In years past, it was up to our national icons to set examples for us on how to live. But these days, who knows who they are? The president, who holds on for dear life on the red side of the cultural divide? Hollywood stars, whose curious lives don't seem to represent very many Americans at all? Professional athletes, who, when they're not being suspended by the fistful for on-court brawls, are getting arrested for an endless stream of misdemeanors or becoming tangled in the ever-expanding web of steroid investigations? Or pageant contestants, who often sign up for a competition having no idea what they're actually getting into if they win?

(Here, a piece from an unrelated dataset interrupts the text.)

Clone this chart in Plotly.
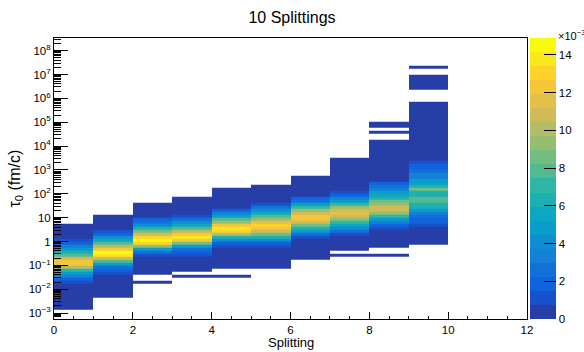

Like Tara Conner, I was 20 when I won my national title, and trying to live up to the history and expectations of Miss America triggered an identity crisis that is difficult to explain. There is no doubt that she made some bad choices, but this is certainly a burden that could drive a girl to act out. But is it fair to judge her so harshly for behavior that, when employed by far more famous celebrities, is often rewarded?

I wouldn't want to be in Conner's shoes for the balance of her reign, but neither this scandal nor MADD's dumping of Miss Teen USA will spell doom for the Miss Universe Organization. Nor will it mean that people stop watching pageants -- last year's "Miss America" finals attracted more than 22 million different viewers over the course of several airings, even though it was downgraded from network television to CMT, a cable network not available in all areas. But what might be worth considering in Conner's unfortunate situation is that we are a country running perilously low on heroes. We desperately need someone (Barack Obama?) to capture our national imagination. Otherwise, we'll be stuck where we were in 2006, with our moral barometer guided by woozy starlets bouncing from club to club sporting short dresses and bikini waxes that we really don't want to see.


By Kate Shindle

Kate Shindle, now a performer and AIDS activist, won the 1998 Miss America pageant, where she represented Illinois.